● **DATA SECTION**:
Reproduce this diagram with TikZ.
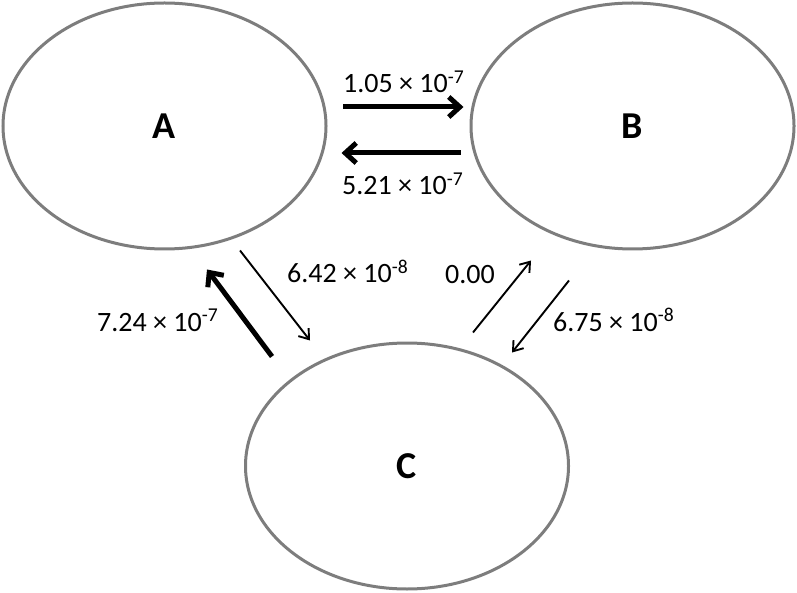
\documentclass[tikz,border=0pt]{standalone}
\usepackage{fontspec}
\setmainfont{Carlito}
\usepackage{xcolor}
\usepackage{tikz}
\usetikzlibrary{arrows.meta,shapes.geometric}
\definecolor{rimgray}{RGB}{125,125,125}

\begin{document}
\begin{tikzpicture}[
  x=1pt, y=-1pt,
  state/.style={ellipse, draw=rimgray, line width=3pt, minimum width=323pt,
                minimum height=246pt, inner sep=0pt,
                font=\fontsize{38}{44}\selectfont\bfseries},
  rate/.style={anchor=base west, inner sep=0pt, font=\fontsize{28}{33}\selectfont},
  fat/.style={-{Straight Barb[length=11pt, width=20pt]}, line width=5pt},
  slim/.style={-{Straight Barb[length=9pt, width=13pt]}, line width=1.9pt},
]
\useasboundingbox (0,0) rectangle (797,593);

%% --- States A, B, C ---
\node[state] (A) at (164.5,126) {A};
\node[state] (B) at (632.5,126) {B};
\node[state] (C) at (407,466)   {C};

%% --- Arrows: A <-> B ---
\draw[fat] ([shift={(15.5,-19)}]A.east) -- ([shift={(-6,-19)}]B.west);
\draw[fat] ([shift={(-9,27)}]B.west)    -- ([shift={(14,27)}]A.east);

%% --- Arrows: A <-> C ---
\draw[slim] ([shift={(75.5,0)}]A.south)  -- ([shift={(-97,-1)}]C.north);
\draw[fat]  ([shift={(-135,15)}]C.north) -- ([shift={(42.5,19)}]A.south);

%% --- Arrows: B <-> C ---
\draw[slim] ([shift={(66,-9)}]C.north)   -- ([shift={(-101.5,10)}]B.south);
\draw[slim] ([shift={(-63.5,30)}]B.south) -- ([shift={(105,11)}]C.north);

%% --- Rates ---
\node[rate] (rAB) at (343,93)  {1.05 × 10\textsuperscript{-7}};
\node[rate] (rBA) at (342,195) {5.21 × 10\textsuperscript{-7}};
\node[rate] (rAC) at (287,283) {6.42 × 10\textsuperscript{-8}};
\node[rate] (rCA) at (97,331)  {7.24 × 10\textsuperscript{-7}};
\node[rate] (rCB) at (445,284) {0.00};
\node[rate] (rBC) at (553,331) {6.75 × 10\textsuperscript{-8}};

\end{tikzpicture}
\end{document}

● **WORK REQUIRED**:
Working from the material above, transcribe it exactly while omitting pictures.

● **ANSWER TO THIS TASK**:
Reproduce this diagram with TikZ.
\documentclass[tikz,border=0pt]{standalone}
\usepackage{fontspec}
\setmainfont{Carlito}
\usepackage{xcolor}
\usepackage{tikz}
\usetikzlibrary{arrows.meta,shapes.geometric}
\definecolor{rimgray}{RGB}{125,125,125}

\begin{document}
\begin{tikzpicture}[
  x=1pt, y=-1pt,
  state/.style={ellipse, draw=rimgray, line width=3pt, minimum width=323pt,
                minimum height=246pt, inner sep=0pt,
                font=\fontsize{38}{44}\selectfont\bfseries},
  rate/.style={anchor=base west, inner sep=0pt, font=\fontsize{28}{33}\selectfont},
  fat/.style={-{Straight Barb[length=11pt, width=20pt]}, line width=5pt},
  slim/.style={-{Straight Barb[length=9pt, width=13pt]}, line width=1.9pt},
]
\useasboundingbox (0,0) rectangle (797,593);

%% --- States A, B, C ---
\node[state] (A) at (164.5,126) {A};
\node[state] (B) at (632.5,126) {B};
\node[state] (C) at (407,466)   {C};

%% --- Arrows: A <-> B ---
\draw[fat] ([shift={(15.5,-19)}]A.east) -- ([shift={(-6,-19)}]B.west);
\draw[fat] ([shift={(-9,27)}]B.west)    -- ([shift={(14,27)}]A.east);

%% --- Arrows: A <-> C ---
\draw[slim] ([shift={(75.5,0)}]A.south)  -- ([shift={(-97,-1)}]C.north);
\draw[fat]  ([shift={(-135,15)}]C.north) -- ([shift={(42.5,19)}]A.south);

%% --- Arrows: B <-> C ---
\draw[slim] ([shift={(66,-9)}]C.north)   -- ([shift={(-101.5,10)}]B.south);
\draw[slim] ([shift={(-63.5,30)}]B.south) -- ([shift={(105,11)}]C.north);

%% --- Rates ---
\node[rate] (rAB) at (343,93)  {1.05 × 10\textsuperscript{-7}};
\node[rate] (rBA) at (342,195) {5.21 × 10\textsuperscript{-7}};
\node[rate] (rAC) at (287,283) {6.42 × 10\textsuperscript{-8}};
\node[rate] (rCA) at (97,331)  {7.24 × 10\textsuperscript{-7}};
\node[rate] (rCB) at (445,284) {0.00};
\node[rate] (rBC) at (553,331) {6.75 × 10\textsuperscript{-8}};

\end{tikzpicture}
\end{document}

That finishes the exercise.